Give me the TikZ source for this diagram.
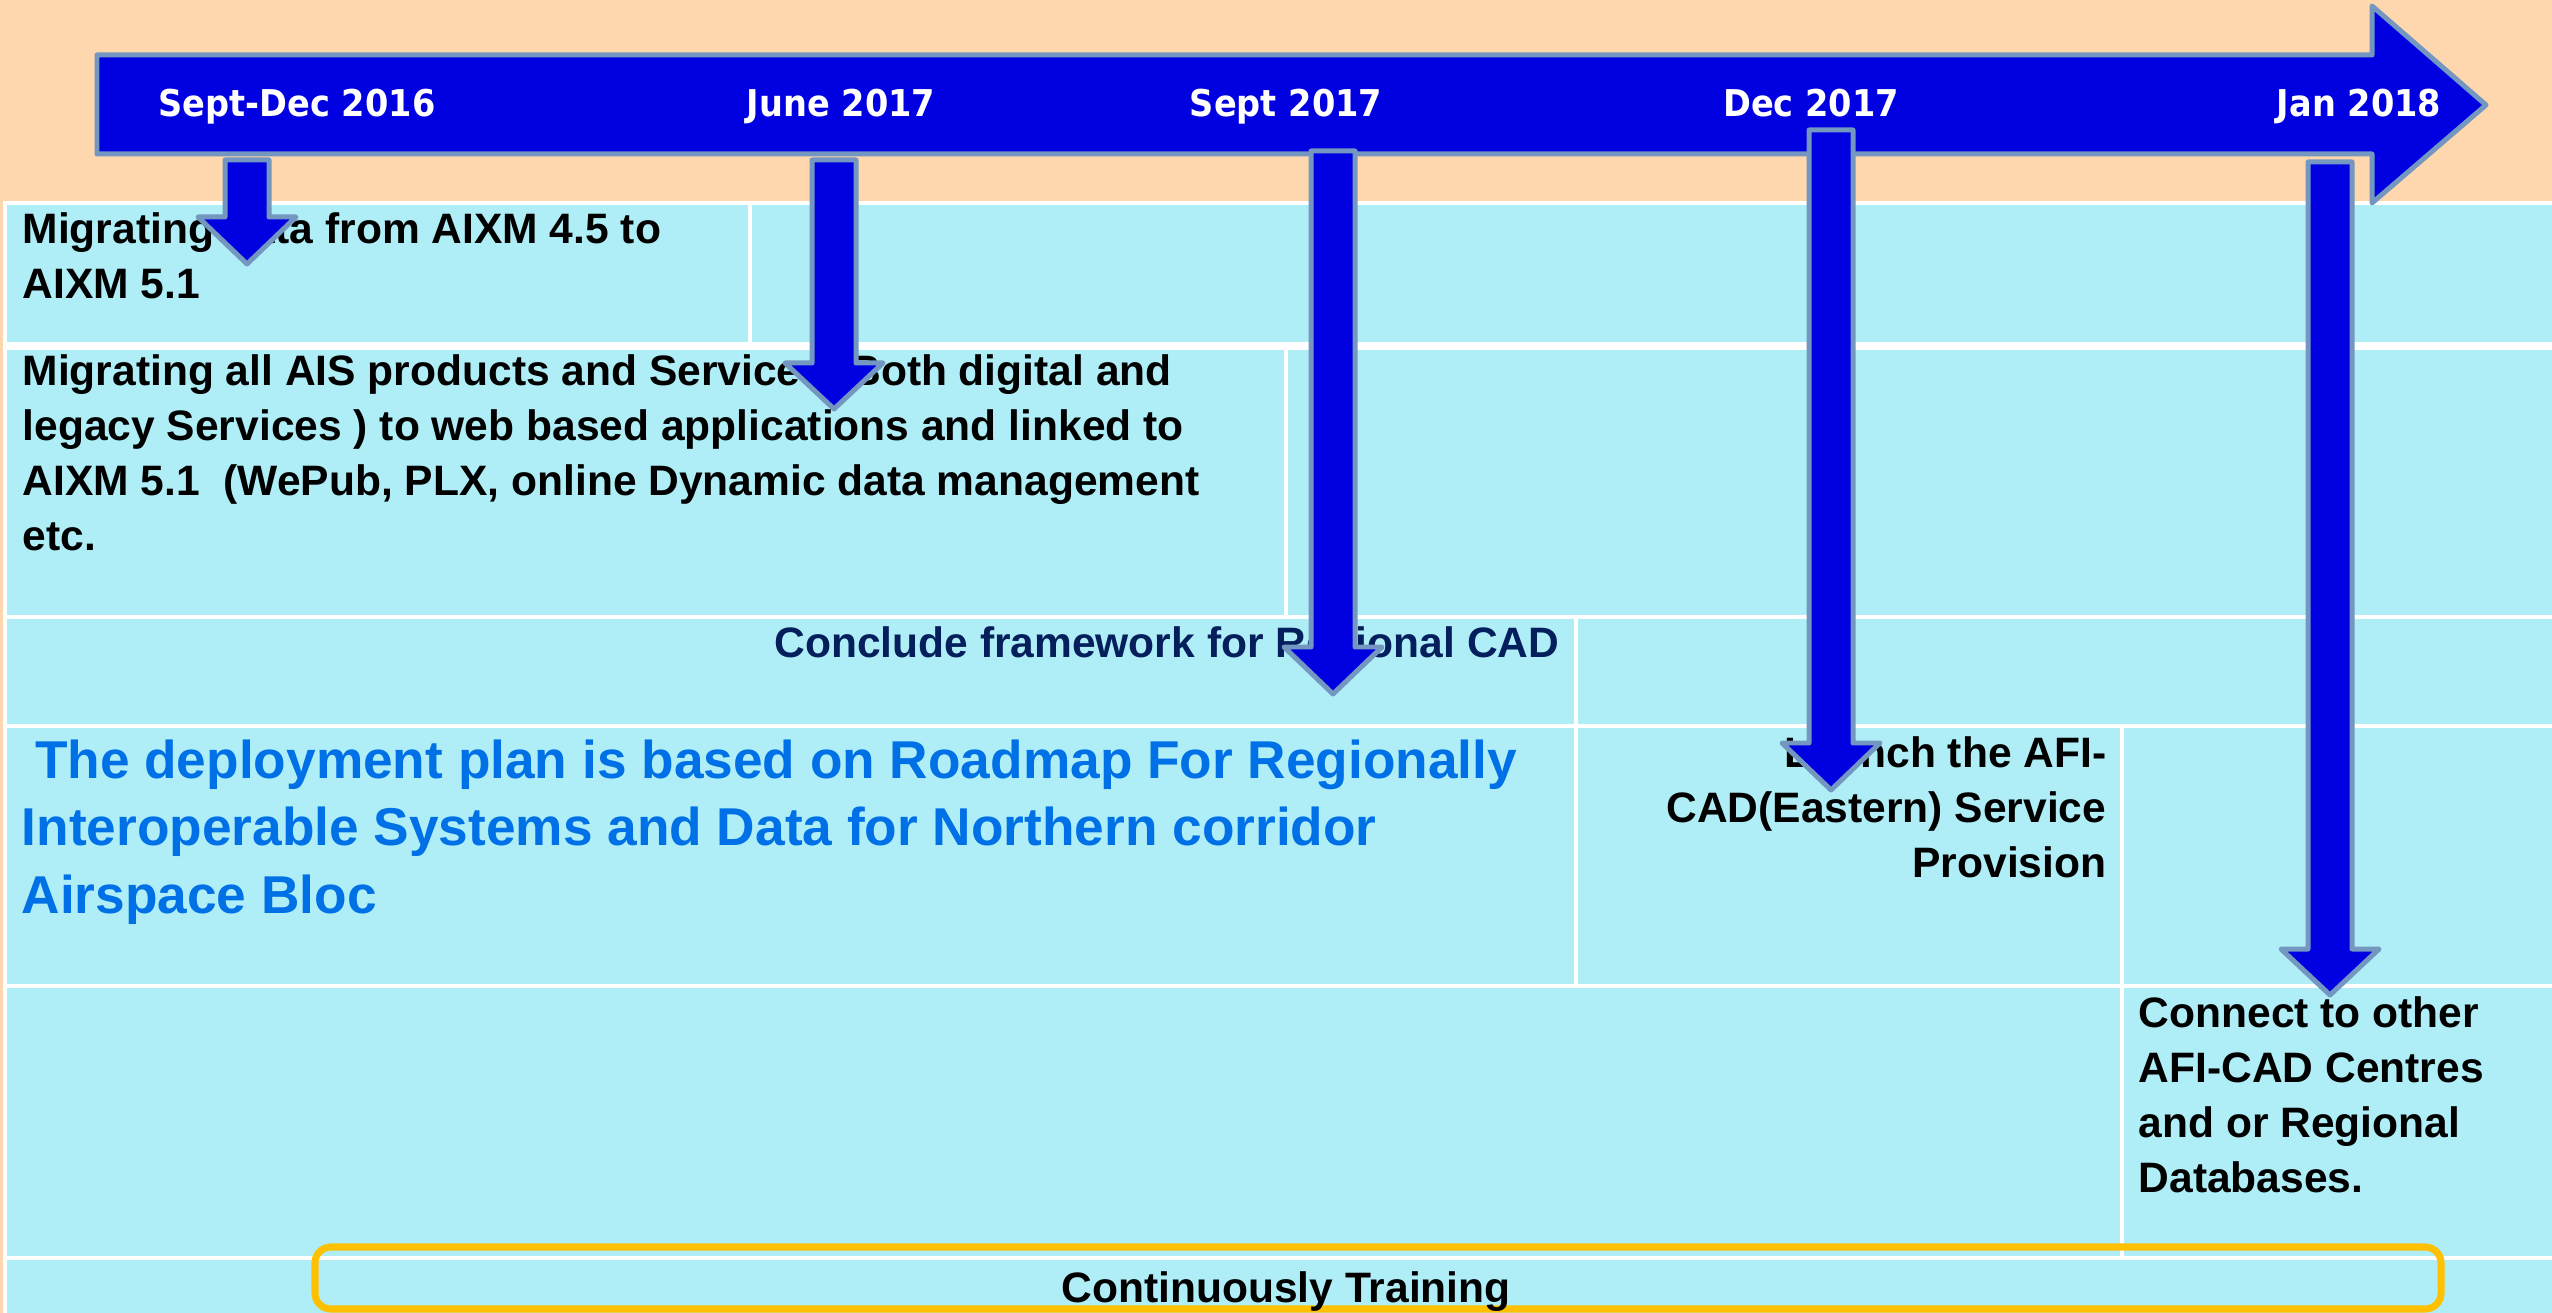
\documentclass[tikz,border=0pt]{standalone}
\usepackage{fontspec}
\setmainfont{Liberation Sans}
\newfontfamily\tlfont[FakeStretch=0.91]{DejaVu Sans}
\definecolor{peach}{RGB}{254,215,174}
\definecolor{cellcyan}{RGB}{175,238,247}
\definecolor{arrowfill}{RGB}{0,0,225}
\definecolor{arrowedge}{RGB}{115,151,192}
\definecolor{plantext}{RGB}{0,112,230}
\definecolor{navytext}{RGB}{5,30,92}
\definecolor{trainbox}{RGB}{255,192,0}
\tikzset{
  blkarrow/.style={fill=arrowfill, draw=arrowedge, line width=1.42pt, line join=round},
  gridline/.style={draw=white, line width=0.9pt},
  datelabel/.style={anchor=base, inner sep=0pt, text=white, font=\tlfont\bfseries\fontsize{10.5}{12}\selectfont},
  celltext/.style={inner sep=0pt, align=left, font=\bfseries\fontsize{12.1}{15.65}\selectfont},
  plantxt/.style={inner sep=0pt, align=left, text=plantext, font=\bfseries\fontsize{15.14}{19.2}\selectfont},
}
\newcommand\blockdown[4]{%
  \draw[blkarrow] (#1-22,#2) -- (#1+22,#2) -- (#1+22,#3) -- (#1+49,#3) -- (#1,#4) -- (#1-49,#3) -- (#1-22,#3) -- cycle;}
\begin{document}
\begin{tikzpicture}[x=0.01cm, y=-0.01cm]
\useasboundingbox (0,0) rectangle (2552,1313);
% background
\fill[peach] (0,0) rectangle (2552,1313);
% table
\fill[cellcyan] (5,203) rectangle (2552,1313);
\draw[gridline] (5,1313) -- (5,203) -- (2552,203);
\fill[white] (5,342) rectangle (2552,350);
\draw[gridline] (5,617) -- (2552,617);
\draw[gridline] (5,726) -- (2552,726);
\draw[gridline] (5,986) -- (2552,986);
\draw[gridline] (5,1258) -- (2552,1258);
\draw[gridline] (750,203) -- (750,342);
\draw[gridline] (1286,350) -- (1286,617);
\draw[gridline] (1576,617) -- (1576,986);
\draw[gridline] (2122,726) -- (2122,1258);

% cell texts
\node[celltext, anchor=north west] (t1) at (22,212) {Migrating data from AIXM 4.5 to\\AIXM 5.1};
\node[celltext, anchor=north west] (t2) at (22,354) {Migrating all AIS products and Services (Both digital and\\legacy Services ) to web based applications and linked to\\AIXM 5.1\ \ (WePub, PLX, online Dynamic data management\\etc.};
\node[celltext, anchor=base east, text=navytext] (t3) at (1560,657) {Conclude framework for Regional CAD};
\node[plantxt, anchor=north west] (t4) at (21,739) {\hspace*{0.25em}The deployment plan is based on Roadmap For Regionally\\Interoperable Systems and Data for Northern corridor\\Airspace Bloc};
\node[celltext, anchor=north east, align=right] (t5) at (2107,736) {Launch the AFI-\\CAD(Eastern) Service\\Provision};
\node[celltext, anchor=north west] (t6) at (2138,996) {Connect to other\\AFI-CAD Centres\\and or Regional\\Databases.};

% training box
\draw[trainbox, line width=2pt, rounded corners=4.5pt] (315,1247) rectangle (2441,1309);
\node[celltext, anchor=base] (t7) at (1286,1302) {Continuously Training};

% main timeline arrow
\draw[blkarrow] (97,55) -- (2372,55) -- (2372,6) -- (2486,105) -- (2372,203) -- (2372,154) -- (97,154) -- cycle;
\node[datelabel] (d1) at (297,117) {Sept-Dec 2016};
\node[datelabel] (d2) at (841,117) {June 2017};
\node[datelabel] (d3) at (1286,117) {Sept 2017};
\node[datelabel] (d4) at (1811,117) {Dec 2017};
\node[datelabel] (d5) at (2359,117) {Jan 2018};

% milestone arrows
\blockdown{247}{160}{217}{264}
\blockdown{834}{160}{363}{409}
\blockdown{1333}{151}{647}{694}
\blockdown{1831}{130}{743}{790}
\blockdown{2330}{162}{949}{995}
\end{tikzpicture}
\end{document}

——

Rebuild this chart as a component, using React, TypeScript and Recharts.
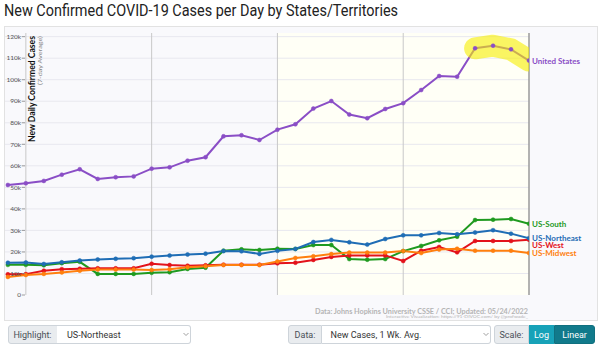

——

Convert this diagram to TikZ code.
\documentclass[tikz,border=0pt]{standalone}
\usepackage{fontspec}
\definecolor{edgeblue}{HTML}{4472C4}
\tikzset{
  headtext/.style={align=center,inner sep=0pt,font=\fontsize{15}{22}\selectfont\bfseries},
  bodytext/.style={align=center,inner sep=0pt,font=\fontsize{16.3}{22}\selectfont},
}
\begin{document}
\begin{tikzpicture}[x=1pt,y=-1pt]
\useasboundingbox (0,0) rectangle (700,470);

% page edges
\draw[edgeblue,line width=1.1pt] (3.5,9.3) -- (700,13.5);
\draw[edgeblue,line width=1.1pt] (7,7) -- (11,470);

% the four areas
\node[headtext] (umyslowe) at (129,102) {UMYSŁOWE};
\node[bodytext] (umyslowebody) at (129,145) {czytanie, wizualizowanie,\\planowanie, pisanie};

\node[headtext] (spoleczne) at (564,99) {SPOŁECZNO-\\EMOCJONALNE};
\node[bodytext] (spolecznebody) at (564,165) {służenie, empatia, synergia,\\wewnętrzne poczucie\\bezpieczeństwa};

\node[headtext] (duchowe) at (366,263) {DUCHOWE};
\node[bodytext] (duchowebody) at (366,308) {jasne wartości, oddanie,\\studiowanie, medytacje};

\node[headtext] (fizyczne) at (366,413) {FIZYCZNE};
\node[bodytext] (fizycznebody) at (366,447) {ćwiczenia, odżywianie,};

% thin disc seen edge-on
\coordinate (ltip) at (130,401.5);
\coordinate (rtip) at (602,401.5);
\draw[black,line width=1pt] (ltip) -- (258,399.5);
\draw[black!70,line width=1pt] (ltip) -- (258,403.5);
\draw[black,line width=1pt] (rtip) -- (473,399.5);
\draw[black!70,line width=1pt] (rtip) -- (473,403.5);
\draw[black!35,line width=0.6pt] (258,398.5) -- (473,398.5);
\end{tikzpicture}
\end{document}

——

▶ **What to produce**: Nothing but the lines from the one with "Convert this diagram to TikZ code." to the one with "(spolecznebody) at (564,165)" should be echoed, both of them included, exactly as written.

▶ **Result of the exercise**:
Convert this diagram to TikZ code.
\documentclass[tikz,border=0pt]{standalone}
\usepackage{fontspec}
\definecolor{edgeblue}{HTML}{4472C4}
\tikzset{
  headtext/.style={align=center,inner sep=0pt,font=\fontsize{15}{22}\selectfont\bfseries},
  bodytext/.style={align=center,inner sep=0pt,font=\fontsize{16.3}{22}\selectfont},
}
\begin{document}
\begin{tikzpicture}[x=1pt,y=-1pt]
\useasboundingbox (0,0) rectangle (700,470);

% page edges
\draw[edgeblue,line width=1.1pt] (3.5,9.3) -- (700,13.5);
\draw[edgeblue,line width=1.1pt] (7,7) -- (11,470);

% the four areas
\node[headtext] (umyslowe) at (129,102) {UMYSŁOWE};
\node[bodytext] (umyslowebody) at (129,145) {czytanie, wizualizowanie,\\planowanie, pisanie};

\node[headtext] (spoleczne) at (564,99) {SPOŁECZNO-\\EMOCJONALNE};
\node[bodytext] (spolecznebody) at (564,165) {służenie, empatia, synergia,\\wewnętrzne poczucie\\bezpieczeństwa};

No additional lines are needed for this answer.